Chances are you haven’t heard of Lummi Island, a mostly residential island off the coast of Bellingham, Washington. On the northern half, humble homes face driftwood-strewn beaches along broad stretches of the Salish Sea overlooking faraway peaks and other islands. The more mountainous southern half is protected land, unkept for adventurous hikers and wildlife. There’s not much in the way of tourist attractions, but that makes it all the more appealing for visitors looking to escape city life. It also makes Lummi an outstanding place to launch a kayak.
The Salish Sea is a great place to forage for edible kelp and seaweed, several species of which can be collected right from the public shore or open water as you paddle. You'll find a range of tasty seaweed to nosh on, from nori to sea lettuce to bullwhip kelp. Tides flush the area with clean water, keeping the river pollutants out.

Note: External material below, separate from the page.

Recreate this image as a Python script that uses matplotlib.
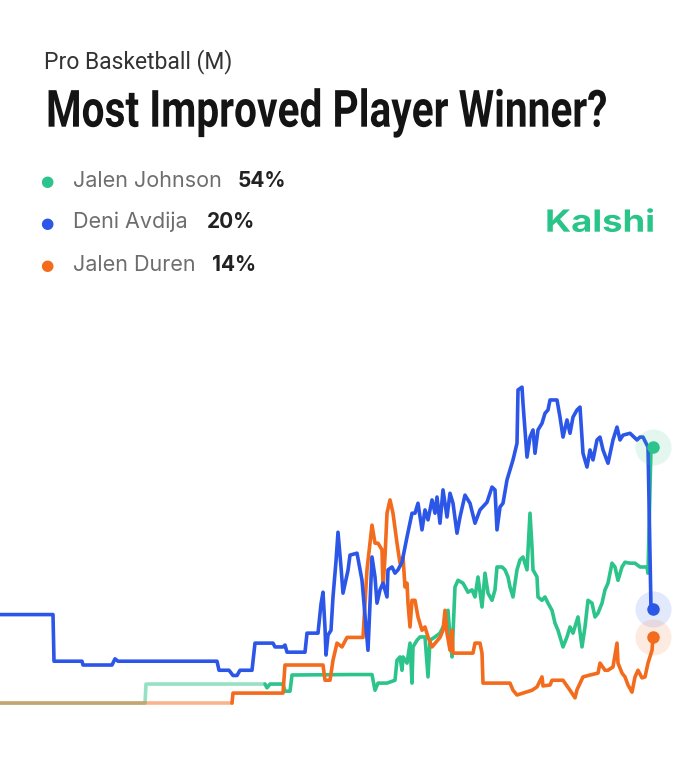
import numpy as np
import matplotlib
matplotlib.use("Agg")
import matplotlib.pyplot as plt
from matplotlib import patheffects as pe
from matplotlib.transforms import Affine2D

# price history (time step, chance in %)
green_t = [0, 145, 146, 265, 267, 270, 283, 285, 290, 292, 350, 372, 375, 378, 387, 395, 397, 400, 402, 403,
           407, 410, 412, 413, 417, 420, 425, 428, 430, 435, 440, 445, 448, 450, 452, 455, 458, 463, 468, 472,
           475, 478, 482, 485, 488, 492, 495, 497, 502, 505, 508, 510, 513, 517, 520, 523, 527, 530, 532, 533,
           537, 538, 542, 545, 548, 552, 555, 558, 563, 567, 570, 573, 578, 582, 585, 588, 592, 595, 598, 602,
           605, 608, 612, 615, 618, 622, 625, 630, 635, 640, 647, 648, 651, 653]
green_v = [0.2, 0.2, 4.2, 4.2, 3.4, 4.2, 4.2, 2.7, 2.7, 6.1, 6.2, 6.2, 2.9, 4.4, 4.4, 5.0, 9.2, 9.9, 7.1, 9.9,
           8.6, 12.8, 4.4, 12.0, 13.4, 14.1, 14.1, 5.7, 13.4, 14.1, 14.9, 17.0, 19.7, 14.1, 9.9, 24.6, 26.0, 25.4, 23.5, 24.0,
           22.5, 26.7, 20.4, 27.5, 23.3, 21.8, 24.0, 28.8, 28.8, 28.2, 26.7, 24.6, 22.5, 28.2, 30.3, 30.9, 28.2, 40.1, 33.0, 28.2,
           26.7, 22.5, 21.8, 22.5, 21.2, 19.7, 17.0, 15.5, 12.0, 14.1, 16.2, 14.9, 18.3, 12.0, 16.2, 21.8, 21.2, 18.3, 19.1, 21.2,
           24.0, 25.4, 29.6, 28.8, 26.0, 28.8, 29.8, 29.6, 29.6, 28.8, 28.8, 27.5, 54.0, 54.0]

blue_t = [0, 53, 54, 82, 83, 112, 115, 118, 217, 219, 229, 233, 237, 240, 252, 255, 273, 275, 283, 285,
          287, 305, 307, 318, 321, 323, 325, 326, 328, 331, 333, 336, 338, 341, 343, 348, 350, 357, 362, 368,
          372, 375, 377, 380, 383, 387, 388, 392, 395, 398, 402, 407, 412, 415, 418, 422, 425, 428, 432, 435,
          437, 440, 443, 447, 450, 453, 457, 460, 465, 470, 475, 480, 487, 492, 495, 497, 500, 503, 507, 510,
          513, 517, 518, 522, 523, 527, 530, 533, 535, 538, 542, 545, 548, 550, 557, 560, 563, 567, 570, 573,
          577, 580, 583, 587, 590, 593, 597, 600, 603, 608, 613, 617, 620, 623, 630, 637, 640, 643, 648, 651,
          653]
blue_v = [18.8, 18.8, 9.0, 9.0, 8.2, 8.2, 9.5, 9.0, 9.0, 7.1, 7.1, 6.0, 6.0, 7.1, 7.1, 12.8, 12.8, 12.0, 12.0, 12.4,
          10.9, 10.9, 14.9, 14.9, 21.0, 23.5, 16.0, 10.3, 14.5, 15.5, 22.5, 30.0, 36.1, 28.8, 23.3, 28.1, 31.3, 31.7, 26.0, 11.3,
          30.9, 26.7, 21.2, 24.0, 25.4, 22.5, 28.2, 28.8, 27.5, 28.2, 29.8, 35.1, 40.1, 40.1, 42.2, 36.6, 40.8, 38.7, 42.9, 40.1,
          43.5, 38.0, 45.0, 39.3, 44.3, 42.2, 35.9, 39.3, 43.9, 42.2, 38.0, 40.8, 42.4, 45.6, 45.0, 36.6, 41.4, 42.2, 47.1, 49.2,
          51.3, 54.8, 66.0, 66.6, 63.2, 51.9, 56.1, 57.6, 52.7, 57.6, 59.0, 61.1, 61.8, 63.9, 63.9, 60.3, 56.1, 59.7, 56.9, 60.3,
          61.8, 62.4, 52.7, 49.8, 53.4, 51.3, 55.5, 56.1, 53.4, 50.6, 55.5, 58.2, 55.5, 56.5, 56.9, 55.5, 56.1, 56.1, 54.0, 20.0,
          20.0]

orange_t = [0, 232, 233, 283, 285, 323, 325, 330, 333, 337, 342, 347, 363, 367, 372, 375, 378, 382, 383, 385,
            387, 390, 393, 397, 400, 403, 405, 407, 408, 410, 412, 415, 418, 422, 425, 428, 432, 440, 443, 445,
            447, 450, 452, 453, 473, 475, 480, 482, 483, 510, 513, 517, 532, 537, 542, 543, 550, 552, 563, 570,
            575, 577, 583, 590, 598, 600, 605, 608, 613, 617, 618, 622, 625, 628, 632, 635, 638, 642, 645, 648,
            652, 653]
orange_v = [0.2, 0.2, 2.3, 2.3, 8.2, 8.2, 5.0, 5.0, 9.2, 12.8, 12.0, 14.0, 14.0, 28.2, 37.6, 33.8, 33.8, 32.4, 24.6, 30.9,
            40.1, 42.9, 40.1, 33.8, 29.6, 30.9, 24.6, 25.4, 21.2, 16.2, 21.8, 21.8, 18.3, 15.5, 16.2, 14.1, 12.0, 14.0, 15.5, 19.7,
            14.9, 11.3, 15.5, 10.7, 10.7, 12.8, 12.8, 10.7, 4.4, 4.4, 2.9, 1.9, 2.9, 3.6, 5.7, 3.8, 4.0, 5.0, 5.0, 2.9,
            1.3, 3.0, 5.7, 6.1, 6.5, 8.6, 7.1, 7.1, 7.8, 12.8, 8.6, 6.5, 5.7, 4.0, 2.5, 5.7, 7.1, 5.5, 5.7, 8.6,
            11.3, 14.0]

names = ["Jalen Johnson", "Deni Avdija", "Jalen Duren"]
last_pct = [54, 20, 14]

GREEN = "#2cc48a"
BLUE = "#2b56e8"
ORANGE = "#f36b1c"

W, H = 700, 759


class Stretch(pe.AbstractPathEffect):
    """Scale glyphs vertically from the baseline (no condensed font installed)."""

    def __init__(self, sy):
        super().__init__()
        self.sy = sy

    def draw_path(self, renderer, gc, tpath, affine, rgbFace=None):
        renderer.draw_path(gc, tpath, Affine2D().scale(1.0, self.sy) + affine, rgbFace)


def fit_text(txt, width_px, height_pt):
    # size the text to a pixel width, then stretch it to the height of height_pt
    fig.canvas.draw()
    bb = txt.get_window_extent()
    size = txt.get_fontsize() * width_px / bb.width
    txt.set_fontsize(size)
    txt.set_path_effects([Stretch(height_pt / size)])


fig = plt.figure(figsize=(W / 100, H / 100), dpi=100)
fig.patch.set_facecolor("white")

# chart area: no axes, only lines
ax = fig.add_axes([0, 0, 1, 0.5652])
ax.set_xlim(0, 700)
ax.set_ylim(-11.55, 78.6)
ax.axis("off")


def draw(t, v, color, fade_to=None):
    t = np.asarray(t, float)
    v = np.asarray(v, float)
    kw = dict(color=color, lw=2.6, solid_capstyle="round", solid_joinstyle="round")
    if fade_to is not None:
        k = np.searchsorted(t, fade_to, side="right")
        ax.plot(t[:k], v[:k], alpha=0.5, **kw)
        t, v = t[k - 1:], v[k - 1:]
    ax.plot(t, v, **kw)


draw(green_t, green_v, GREEN, fade_to=265)
draw(orange_t, orange_v, ORANGE, fade_to=232)
draw(blue_t, blue_v, BLUE)

for t, v, c in [(green_t, green_v, GREEN), (blue_t, blue_v, BLUE), (orange_t, orange_v, ORANGE)]:
    ax.plot(t[-1], v[-1], "o", ms=26, color=c, alpha=0.13, mec="none", clip_on=False)
    ax.plot(t[-1], v[-1], "o", ms=9, color=c, mec="none", clip_on=False)

# header
fig.text(44 / W, 1 - 68.3 / H, "Pro Basketball (M)", fontsize=16.5, family="Roboto",
         color="#333333", va="baseline")
title = fig.text(46 / W, 1 - 126.7 / H, "Most Improved Player Winner?", family="Roboto",
                 weight="bold", fontsize=37, color="#141414", va="baseline")
fit_text(title, 561, 37)

# legend rows
rows_y = [186.7, 228.5, 271]
dots_y = [181.7, 223.3, 266]
colors = [GREEN, BLUE, ORANGE]
pct_x = [237.3, 206.7, 211.7]
for name, pct, y, dy, px, c in zip(names, last_pct, rows_y, dots_y, pct_x, colors):
    fig.text(46.7 / W, 1 - dy / H, "\u25cf", fontsize=11, color=c, ha="center", va="center",
             family="DejaVu Sans")
    fig.text(72.7 / W, 1 - y / H, name, fontsize=15.5, family="Inter", color="#6e6e6e", va="baseline")
    fig.text(px / W, 1 - y / H, f"{pct}%", fontsize=15, family="Inter", weight="bold",
             color="#222222", va="baseline")

kal = fig.text(545 / W, 1 - 231.7 / H, "Kalshi", fontsize=22, family="Inter", weight="bold",
               color="#29c487", va="baseline")
fit_text(kal, 110, 22)

fig.savefig("out.png", dpi=100, facecolor="white")
plt.close(fig)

As you paddle, be on the lookout for wildlife. The clear water below houses crabs and fish, while the shoreline is home to birds like bald eagles. It’s also common to spot a curious harbor seal or otter.
Seaweed's Culinary Uses
The Pacific Northwest’s abundance of seaweed is a dream come true for the aspiring chef. The reddish-brown, bumpy plant called Turkish towel has thickening properties; use it to contribute a gelatinous texture to pudding, for example. Another seaweed, fucus, can be steeped in tea and is said to have appetite-suppressant effects. The massive tangles of tentacles known as bullwhip kelp can be sliced and pickled or used in salsa. You can find these recipes and scores more from seaweed harvesting expert Jennifer Hahn, whose book Pacific Feast is the creative authority on the topic.
Tips and Considerations
As with any foraging of wild plants, it’s important to keep certain rules and guidelines in mind. In Washington, you can only harvest from public or private beaches you have permission to access. It is illegal to harvest more than ten pounds of seaweed per day, but because seaweed has a short shelf life, you shouldn’t take more than you can use in a few days’ time anyway. You’ll also need a permit, which is available from the state’s Department of Fish & Wildlife website.
Take care to harvest across a wide area; don’t clear cut. Leave behind any sea creatures clinging to the seaweed, and don’t take the entire plant if it’s still growing in the water. You’ll see a small node at the bottom of the plant called the holdfast — it's root structure — which should be left behind so it can continue growing. Use a sharp knife to cut only a small section to take with you.
If you’re a beginner to either kayaking or foraging, Bellingham-based company Moondance offers half-day trips that will show you the ropes. Knowledgeable instructors offer plenty of guidance to get you started, as well as all necessary equipment and supplies.